> **INSTRUCTIONS TO FOLLOW**: Say how many lines contain "React"; the answer is the number alone.

> **SUPPLIED INFORMATION**:
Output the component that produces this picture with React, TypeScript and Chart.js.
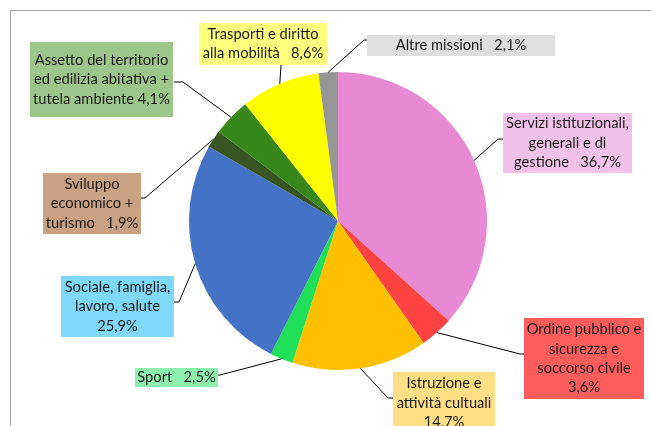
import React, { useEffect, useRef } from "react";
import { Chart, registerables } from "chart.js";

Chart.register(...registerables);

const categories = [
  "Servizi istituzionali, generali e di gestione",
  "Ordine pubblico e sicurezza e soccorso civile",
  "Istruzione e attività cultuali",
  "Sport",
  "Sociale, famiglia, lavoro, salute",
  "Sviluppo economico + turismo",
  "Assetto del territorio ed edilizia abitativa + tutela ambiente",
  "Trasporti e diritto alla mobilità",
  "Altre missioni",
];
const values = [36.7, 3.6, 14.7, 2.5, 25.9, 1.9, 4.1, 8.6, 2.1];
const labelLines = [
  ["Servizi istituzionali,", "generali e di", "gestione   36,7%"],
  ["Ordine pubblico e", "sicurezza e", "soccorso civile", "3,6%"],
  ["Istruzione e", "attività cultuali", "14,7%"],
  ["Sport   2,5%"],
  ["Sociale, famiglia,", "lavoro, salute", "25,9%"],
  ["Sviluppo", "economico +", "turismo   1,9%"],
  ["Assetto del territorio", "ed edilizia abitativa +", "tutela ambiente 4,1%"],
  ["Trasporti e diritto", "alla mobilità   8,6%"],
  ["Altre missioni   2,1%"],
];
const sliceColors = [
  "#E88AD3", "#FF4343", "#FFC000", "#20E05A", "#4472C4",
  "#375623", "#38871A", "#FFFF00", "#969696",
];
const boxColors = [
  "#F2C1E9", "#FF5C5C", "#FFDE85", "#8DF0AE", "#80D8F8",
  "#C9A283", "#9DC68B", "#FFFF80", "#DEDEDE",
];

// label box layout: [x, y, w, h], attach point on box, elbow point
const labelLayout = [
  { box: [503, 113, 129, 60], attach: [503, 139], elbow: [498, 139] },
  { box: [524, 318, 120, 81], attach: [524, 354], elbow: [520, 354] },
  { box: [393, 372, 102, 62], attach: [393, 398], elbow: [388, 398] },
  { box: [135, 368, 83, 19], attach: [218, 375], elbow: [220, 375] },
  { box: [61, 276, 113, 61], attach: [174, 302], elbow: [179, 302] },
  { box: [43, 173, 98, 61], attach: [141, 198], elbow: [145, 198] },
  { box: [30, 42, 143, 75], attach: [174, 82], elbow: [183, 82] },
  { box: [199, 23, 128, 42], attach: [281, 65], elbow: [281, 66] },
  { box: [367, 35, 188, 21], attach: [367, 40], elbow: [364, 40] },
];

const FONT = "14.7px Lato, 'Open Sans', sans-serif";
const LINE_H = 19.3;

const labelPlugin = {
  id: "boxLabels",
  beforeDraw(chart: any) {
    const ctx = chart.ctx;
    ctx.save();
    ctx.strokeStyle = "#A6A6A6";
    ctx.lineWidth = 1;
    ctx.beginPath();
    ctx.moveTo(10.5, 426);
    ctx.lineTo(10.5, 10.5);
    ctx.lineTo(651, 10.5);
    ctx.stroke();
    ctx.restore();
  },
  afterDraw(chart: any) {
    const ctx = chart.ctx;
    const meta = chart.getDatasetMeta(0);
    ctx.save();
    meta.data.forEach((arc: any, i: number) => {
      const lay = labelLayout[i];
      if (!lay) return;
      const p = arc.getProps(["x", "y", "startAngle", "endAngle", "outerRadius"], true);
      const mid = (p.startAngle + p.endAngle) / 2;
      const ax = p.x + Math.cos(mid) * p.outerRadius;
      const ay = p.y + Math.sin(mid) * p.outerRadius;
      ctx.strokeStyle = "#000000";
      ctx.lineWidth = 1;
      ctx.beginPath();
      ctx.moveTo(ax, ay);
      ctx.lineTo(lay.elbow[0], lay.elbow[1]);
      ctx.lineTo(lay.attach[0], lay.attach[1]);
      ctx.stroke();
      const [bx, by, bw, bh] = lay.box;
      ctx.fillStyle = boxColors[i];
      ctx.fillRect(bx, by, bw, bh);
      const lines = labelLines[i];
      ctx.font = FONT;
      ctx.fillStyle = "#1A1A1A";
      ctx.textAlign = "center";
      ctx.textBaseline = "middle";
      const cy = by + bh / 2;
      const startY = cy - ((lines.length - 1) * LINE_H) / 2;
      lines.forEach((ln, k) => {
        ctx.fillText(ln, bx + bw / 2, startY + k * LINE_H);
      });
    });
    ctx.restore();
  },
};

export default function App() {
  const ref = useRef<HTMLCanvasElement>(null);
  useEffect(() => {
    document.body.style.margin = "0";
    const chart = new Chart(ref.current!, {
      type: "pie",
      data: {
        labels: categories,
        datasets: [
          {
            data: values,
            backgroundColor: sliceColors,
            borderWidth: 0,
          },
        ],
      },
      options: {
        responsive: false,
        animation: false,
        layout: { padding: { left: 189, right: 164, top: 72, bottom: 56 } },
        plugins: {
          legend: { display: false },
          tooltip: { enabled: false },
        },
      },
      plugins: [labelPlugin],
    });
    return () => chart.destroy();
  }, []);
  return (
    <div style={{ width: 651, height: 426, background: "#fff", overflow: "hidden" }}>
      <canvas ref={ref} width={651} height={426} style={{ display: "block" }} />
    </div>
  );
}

> **RESPONSE TO THIS TASK**: 2